The prospect of starting your first business can be pretty intimidating. Yes, you are a smart cookie, with passion and tenacity in spades, but this is a new challenge, and that’s always tricky. Here’s a basic roadmap to help you think about what to do, and when. UpStart can help at each point, with private coaching, and blog posts with tips and inspiration.

  1. Come up with an idea, and vet it. Make sure the idea is a good fit for your goals, interests, skills, and resources.  Get preliminary feedback to make sure it solves an important problem for a specific group of customers, and that there’s a reasonable path to profitability.
  2. Get a partner, and structure a deal. Find out if partnering is right for you, learn how to identify the right partner, and iron out terms that ensure fairness and flexibility in good times and bad.
  3. Create a business plan. Don’t go too crazy, though. Plan just enough to answer the questions why, what, who and how. Create a simple presentation that makes it easy to get feedback. Run some basic numbers to understand how much money and time you’ll need, how and when you’ll turn a profit, and whether the return is worth the risk.
  4. Gather enough resources to build a minimum viable product – a stripped down version of your product that will let you see whether your sweet spot of potential customers will purchase. At this point you’ll probably want to bootstrap, and get any necessary capital your savings, side-gigs, or loans or investments from fiends and family.
  5. Set up your company. Form a legal entity so you can protect your personal assets, and get a bank account. Formalize your partnership, which should probably include a partner pre-nup.
  6. Get to know your customers. Get out of the building and talk to your customers, and to intermediaries that know your customers well (e.g. retail buyers). Break your customers down into segments, and understand the needs and behaviors of each group.
  7. Develop a brand. Establish what you want to stand for, and how you want to be viewed by your customers. Use the results to inform your name, what you sell, and how you will price and position your products.
  8. Design and develop your minimum viable product. Save the bells and whistles for later (or never).

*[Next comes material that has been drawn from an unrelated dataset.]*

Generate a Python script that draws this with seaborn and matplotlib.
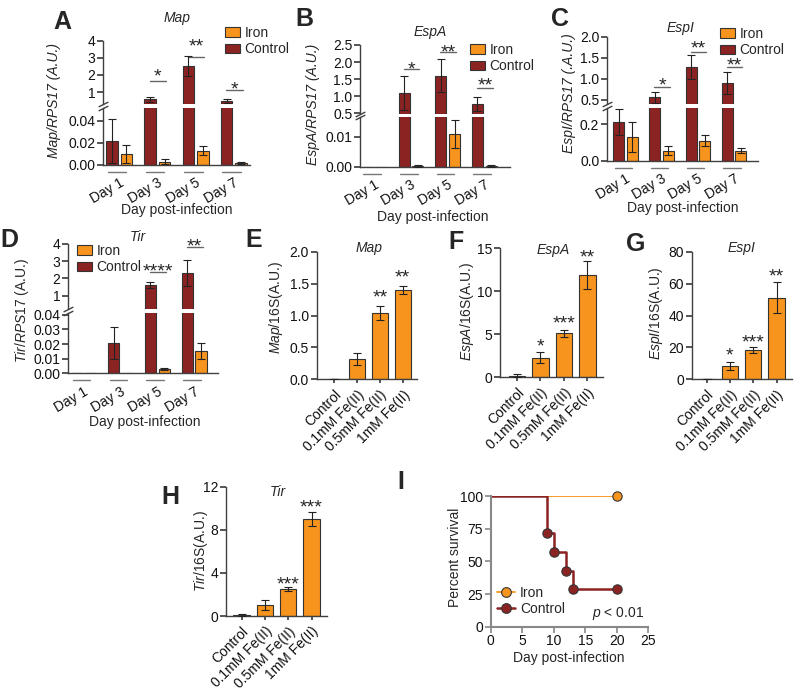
import numpy as np
import pandas as pd
import seaborn as sns
import matplotlib.pyplot as plt
from matplotlib import transforms
from matplotlib.patches import Patch
from matplotlib.lines import Line2D

# ---- data -------------------------------------------------------------
days = ['Day 1', 'Day 3', 'Day 5', 'Day 7']
conc = ['Control', '0.1mM Fe(II)', '0.5mM Fe(II)', '1mM Fe(II)']

# A  Map/RPS17
map_ctrl = [0.022, 0.57, 2.53, 0.49]
map_ctrl_err = [0.020, 0.15, 0.58, 0.11]
map_iron = [0.010, 0.003, 0.013, 0.002]
map_iron_err = [0.008, 0.002, 0.004, 0.001]
# B  EspA/RPS17
espa_ctrl = [0.0, 1.10, 1.60, 0.77]
espa_ctrl_err = [0.0, 0.50, 0.48, 0.20]
espa_iron = [0.0, 0.0003, 0.011, 0.0004]
espa_iron_err = [0.0, 0.0002, 0.0047, 0.0003]
# C  EspI/RPS17
espi_ctrl = [0.21, 0.555, 1.28, 0.90]
espi_ctrl_err = [0.07, 0.12, 0.29, 0.27]
espi_iron = [0.13, 0.055, 0.11, 0.055]
espi_iron_err = [0.08, 0.025, 0.03, 0.012]
# D  Tir/RPS17
tir_ctrl = [0.0, 0.021, 1.62, 2.30]
tir_ctrl_err = [0.0, 0.011, 0.18, 0.77]
tir_iron = [0.0, 0.0, 0.003, 0.015]
tir_iron_err = [0.0, 0.0, 0.0008, 0.0055]

# E-H  in vitro /16S
map16 = [0.005, 0.32, 1.04, 1.40]
map16_err = [0.003, 0.09, 0.11, 0.07]
espa16 = [0.2, 2.28, 5.1, 11.9]
espa16_err = [0.15, 0.67, 0.4, 1.6]
espi16 = [0.3, 8.6, 18.4, 51.1]
espi16_err = [0.2, 2.5, 1.65, 9.8]
tir16 = [0.1, 1.02, 2.5, 9.0]
tir16_err = [0.08, 0.47, 0.16, 0.68]

# I  survival
iron_days = [0, 20]
iron_surv = [100, 100]
ctrl_days = [0, 9, 10, 12, 13, 20]
ctrl_surv = [100, 71.4, 57.1, 42.9, 28.6, 28.6]

# significance: (group, bar-line value, star value, label)
sig_a = [(1, 1.66, 2.25, '*'), (2, 3.05, 4.0, '**'), (3, 1.12, 1.50, '*')]
sig_b = [(1, 1.79, 1.95, '*'), (2, 2.30, 2.46, '**'), (3, 1.23, 1.50, '**')]
sig_c = [(1, 0.80, 0.99, '*'), (2, 1.64, 1.86, '**'), (3, 1.29, 1.45, '**')]
sig_d = [(2, 2.39, 2.75, '****'), (3, 3.83, 4.2, '**')]
sig_e = [(2, 1.37, '**'), (3, 1.69, '**')]
sig_f = [(1, 4.3, '*'), (2, 6.9, '***'), (3, 14.6, '**')]
sig_g = [(1, 18.4, '*'), (2, 26.5, '***'), (3, 68.1, '**')]
sig_h = [(2, 3.5, '***'), (3, 10.6, '***')]

# ---- style ------------------------------------------------------------
W, H = 800, 691
ORANGE = '#F7941D'
RED = '#8B2323'
EDGE = '#333333'
AXC = '#404040'

sns.set_theme(style='ticks')
plt.rcParams['font.family'] = ['Liberation Sans', 'DejaVu Sans']
plt.rcParams.update({
    'mathtext.fontset': 'custom',
    'mathtext.rm': 'Liberation Sans',
    'mathtext.it': 'Liberation Sans:italic',
    'font.size': 10,
    'axes.edgecolor': AXC,
    'axes.linewidth': 1.0,
    'xtick.color': AXC,
    'ytick.color': AXC,
    'xtick.labelcolor': '#111111',
    'ytick.labelcolor': '#111111',
    'xtick.labelsize': 10,
    'ytick.labelsize': 10,
    'xtick.major.size': 4,
    'ytick.major.size': 4,
    'xtick.major.pad': 1.5,
    'ytick.major.pad': 1.5,
})

fig = plt.figure(figsize=(W / 100, H / 100), dpi=100)


def add_ax(x0, y0, x1, y1):
    return fig.add_axes([x0 / W, 1 - y1 / H, (x1 - x0) / W, (y1 - y0) / H])


def ftext(x, y, s, **kw):
    kw.setdefault('ha', 'center')
    kw.setdefault('va', 'center')
    kw.setdefault('fontsize', 10)
    fig.text(x / W, 1 - y / H, s, **kw)


def star(ax, x, y, s):
    ax.annotate(s, (x, y), xytext=(0, -4.6), textcoords='offset points',
                ha='center', va='center', fontsize=14, annotation_clip=False)


def legend(ax, handles, x, y, **kw):
    ax.legend(handles=handles, loc='upper left', bbox_to_anchor=(x / W, 1 - y / H),
              bbox_transform=fig.transFigure, frameon=False, borderpad=0,
              borderaxespad=0, fontsize=10, handletextpad=0.35,
              labelspacing=0.15, **kw)


def bar_legend(ax, x, y):
    h = [Patch(facecolor=ORANGE, edgecolor=EDGE, lw=0.8, label='Iron'),
         Patch(facecolor=RED, edgecolor=EDGE, lw=0.8, label='Control')]
    legend(ax, h, x, y, handlelength=1.05, handleheight=0.65)


def add_err(ax, xs, vals, errs):
    keep = [i for i, e in enumerate(errs) if e > 0]
    ax.errorbar([xs[i] for i in keep], [vals[i] for i in keep],
                yerr=[errs[i] for i in keep], fmt='none', ecolor='#222222',
                elinewidth=0.8, capsize=3, capthick=0.8, zorder=3)


def broken_panel(ctrl, ctrl_err, iron, iron_err, box, split, up_lim, up_ticks,
                 up_labels, lo_lim, lo_ticks, lo_labels, xlim, sigs):
    x0, y0, x1, y1 = box
    ax_up = add_ax(x0, y0, x1, split[0])
    ax_lo = add_ax(x0, split[1], x1, y1)
    df = pd.DataFrame({'day': days * 2,
                       'group': ['Control'] * 4 + ['Iron'] * 4,
                       'value': list(ctrl) + list(iron)})
    for ax in (ax_up, ax_lo):
        sns.barplot(data=df, x='day', y='value', hue='group', order=days,
                    hue_order=['Control', 'Iron'], palette=[RED, ORANGE],
                    saturation=1, width=0.75, gap=0.2, edgecolor=EDGE,
                    linewidth=0.8, errorbar=None, legend=False, ax=ax)
        add_err(ax, [i - 0.1875 for i in range(4)], ctrl, ctrl_err)
        add_err(ax, [i + 0.1875 for i in range(4)], iron, iron_err)
        ax.set_xlim(xlim)
        ax.set_xlabel('')
        ax.set_ylabel('')
        sns.despine(ax=ax)
    ax_up.set_ylim(up_lim)
    ax_up.set_yticks(up_ticks, up_labels)
    ax_up.spines['bottom'].set_visible(False)
    ax_up.tick_params(axis='x', bottom=False, labelbottom=False)
    ax_lo.set_ylim(lo_lim)
    ax_lo.set_yticks(lo_ticks, lo_labels)
    ax_lo.set_xticks(range(4))
    ax_lo.set_xticklabels(days, rotation=30, ha='right', rotation_mode='anchor')
    ax_lo.tick_params(axis='x', length=0, pad=8)
    # break marks
    kw = dict(marker=[(-1, -0.5), (1, 0.5)], markersize=7, linestyle='none',
              color=AXC, mec=AXC, mew=1, clip_on=False)
    ax_up.plot([0], [0], transform=ax_up.transAxes, **kw)
    ax_lo.plot([0], [1], transform=ax_lo.transAxes, **kw)
    # group separators
    trans = transforms.blended_transform_factory(ax_lo.transData, ax_lo.transAxes)
    off = -7 / (y1 - split[1])
    for i in range(4):
        ax_lo.plot([i - 0.3, i + 0.18], [off, off], transform=trans,
                   color='#777777', lw=1, clip_on=False)
    for i, ly, sy, s in sigs:
        ax_up.plot([i - 0.2, i + 0.23], [ly, ly], color='#666666', lw=1,
                   clip_on=False)
        star(ax_up, i + 0.015, sy, s)
    return ax_up, ax_lo


def conc_panel(vals, errs, box, ylim, yticks, ylabels, xlim, sigs):
    ax = add_ax(*box)
    sns.barplot(x=conc, y=vals, hue=conc, palette=[RED, ORANGE, ORANGE, ORANGE],
                saturation=1, width=0.7, edgecolor=EDGE, linewidth=0.8,
                errorbar=None, legend=False, ax=ax)
    add_err(ax, list(range(4)), vals, errs)
    ax.set_xlim(xlim)
    ax.set_ylim(ylim)
    ax.set_yticks(yticks, ylabels)
    ax.set_xticks(range(4))
    ax.set_xticklabels(conc, rotation=45, ha='right', rotation_mode='anchor')
    ax.tick_params(axis='x', length=3, pad=3)
    sns.despine(ax=ax)
    for i, y, s in sigs:
        star(ax, i, y, s)
    return ax


# ---- A ---------------------------------------------------------------
ax_a, _ = broken_panel(map_ctrl, map_ctrl_err, map_iron, map_iron_err,
                       (103, 40.7, 250, 165), (104, 108), (0.30, 4), [1, 2, 3, 4],
                       ['1', '2', '3', '4'], (0, 0.0515), [0, 0.02, 0.04],
                       ['0.00', '0.02', '0.04'], (-0.42, 3.42), sig_a)
bar_legend(ax_a, 225, 26)
ftext(62, 22, 'A', fontsize=18, fontweight='bold')
ftext(177, 18, 'Map', fontstyle='italic')
ftext(54, 100, 'Map/RPS17 (A.U.)', rotation=90, fontstyle='italic')
ftext(177, 210, 'Day post-infection')

# ---- B ---------------------------------------------------------------
ax_b, _ = broken_panel(espa_ctrl, espa_ctrl_err, espa_iron, espa_iron_err,
                       (360, 45, 510, 167), (114, 117), (0.48, 2.5),
                       [0.5, 1.0, 1.5, 2.0, 2.5], ['0.5', '1.0', '1.5', '2.0', '2.5'],
                       (0, 0.0166), [0, 0.01], ['0.00', '0.01'], (-0.39, 3.7), sig_b)
bar_legend(ax_b, 470, 43)
ftext(304, 19, 'B', fontsize=18, fontweight='bold')
ftext(430, 32, 'EspA', fontstyle='italic')
ftext(313, 104, 'EspA/RPS17 (A.U.)', rotation=90, fontstyle='italic')
ftext(433, 217, 'Day post-infection')

# ---- C ---------------------------------------------------------------
ax_c, _ = broken_panel(espi_ctrl, espi_ctrl_err, espi_iron, espi_iron_err,
                       (607, 36.7, 758, 160.7), (104, 107.5), (0.40, 2.0),
                       [0.5, 1.0, 1.5, 2.0], ['0.5', '1.0', '1.5', '2.0'],
                       (0, 0.29), [0, 0.2], ['0.0', '0.2'], (-0.51, 3.66), sig_c)
bar_legend(ax_c, 720, 27)
ftext(560, 19, 'C', fontsize=18, fontweight='bold')
ftext(681, 28, 'EspI', fontstyle='italic')
ftext(569, 93, 'EspI/RPS17 (.A.U.)', rotation=90, fontstyle='italic')
ftext(683, 208, 'Day post-infection')

# ---- D ---------------------------------------------------------------
ax_d, _ = broken_panel(tir_ctrl, tir_ctrl_err, tir_iron, tir_iron_err,
                       (68, 244, 218, 373.3), (309, 313), (0.22, 4), [1, 2, 3, 4],
                       ['1', '2', '3', '4'], (0, 0.0413),
                       [0, 0.01, 0.02, 0.03, 0.04],
                       ['0.00', '0.01', '0.02', '0.03', '0.04'], (-0.43, 3.65), sig_d)
bar_legend(ax_d, 77, 244)
ftext(9, 240, 'D', fontsize=18, fontweight='bold')
ftext(138, 237, 'Tir', fontstyle='italic')
ftext(22, 310, r'$\it{Tir/RPS17}$ (A.U.)', rotation=90)
ftext(145, 422, 'Day post-infection')

# ---- E-H -------------------------------------------------------------
conc_panel(map16, map16_err, (316.7, 251.7, 416.7, 379.3), (0, 2.0),
           [0, 0.5, 1.0, 1.5, 2.0], ['0.0', '0.5', '1.0', '1.5', '2.0'],
           (-0.755, 3.61), sig_e)
ftext(254, 240, 'E', fontsize=18, fontweight='bold')
ftext(369, 248, 'Map', fontstyle='italic')
ftext(276, 308, r'$\it{Map}$/16S(A.U.)', rotation=90)

conc_panel(espa16, espa16_err, (500, 248.3, 603, 377.3), (0, 15),
           [0, 5, 10, 15], ['0', '5', '10', '15'], (-0.72, 3.66), sig_f)
ftext(456, 242, 'F', fontsize=18, fontweight='bold')
ftext(553, 250, 'EspA', fontstyle='italic')
ftext(467, 311, r'$\it{EspA}$/16S(A.U.)', rotation=90)

conc_panel(espi16, espi16_err, (691.7, 251.7, 791.7, 379.3), (0, 80),
           [0, 20, 40, 60, 80], ['0', '20', '40', '60', '80'], (-0.64, 3.65), sig_g)
ftext(636, 244, 'G', fontsize=18, fontweight='bold')
ftext(742, 248, 'EspI', fontstyle='italic')
ftext(656, 313, r'$\it{EspI}$/16S(A.U.)', rotation=90)

conc_panel(tir16, tir16_err, (226, 486.7, 326.7, 616), (0, 12),
           [0, 4, 8, 12], ['0', '4', '8', '12'], (-0.67, 3.65), sig_h)
ftext(170, 497, 'H', fontsize=18, fontweight='bold')
ftext(278, 492, 'Tir', fontstyle='italic')
ftext(201, 551, r'$\it{Tir}$/16S(A.U.)', rotation=90)

# ---- I ---------------------------------------------------------------
ax_i = add_ax(490.7, 496, 648.3, 626.7)
sns.lineplot(x=iron_days, y=iron_surv, drawstyle='steps-post', color=ORANGE,
             lw=1.3, ax=ax_i)
sns.lineplot(x=ctrl_days, y=ctrl_surv, drawstyle='steps-post', color=RED,
             lw=1.8, ax=ax_i)
sns.scatterplot(x=iron_days[1:], y=iron_surv[1:], color=ORANGE, edgecolor=EDGE,
                linewidth=0.8, s=45, zorder=4, clip_on=False, ax=ax_i)
sns.scatterplot(x=ctrl_days[1:], y=ctrl_surv[1:], color=RED, edgecolor=EDGE,
                linewidth=0.8, s=45, zorder=4, clip_on=False, ax=ax_i)
ax_i.set_xlim(0, 25)
ax_i.set_ylim(0, 100)
ax_i.set_xticks([0, 5, 10, 15, 20, 25])
ax_i.set_yticks([0, 25, 50, 75, 100])
for sp in ('left', 'bottom'):
    ax_i.spines[sp].set_color('#888888')
    ax_i.spines[sp].set_linewidth(1.5)
ax_i.tick_params(color='#888888', width=1.2)
sns.despine(ax=ax_i)
ax_i.set_xlabel('')
ax_i.set_ylabel('')
hi = [Line2D([0], [0], color=ORANGE, lw=1.3, marker='o', mfc=ORANGE, mec=EDGE,
             mew=0.8, ms=7, label='Iron'),
      Line2D([0], [0], color=RED, lw=1.8, marker='o', mfc=RED, mec=EDGE,
             mew=0.8, ms=7, label='Control')]
legend(ax_i, hi, 497, 586, handlelength=1.3)
ftext(618, 614, r'$\it{p}$ < 0.01')
ftext(401, 482, 'I', fontsize=18, fontweight='bold')
ftext(455, 557, 'Percent survival', rotation=90)
ftext(569, 658, 'Day post-infection')

fig.savefig('out.png', dpi=100)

  9. Customer discovery. When the product is ready to ship, forget the splashy launch. Instead, develop and test a few basic hypotheses about which groups of customers will buy, and how you will reach and sell to them. Track your results, and watch and listen to customers as they move through your marketing funnel. Use your findings to tweek or “pivot” your features, pricing, positioning and messaging.
  10. Raise capital if you need it. Many entrepreneurs make the mistake of doing this far earlier. Instead, go through the steps above, so you’ll have tangible results, and a better sense of what you need, when, for what, and where it will get you.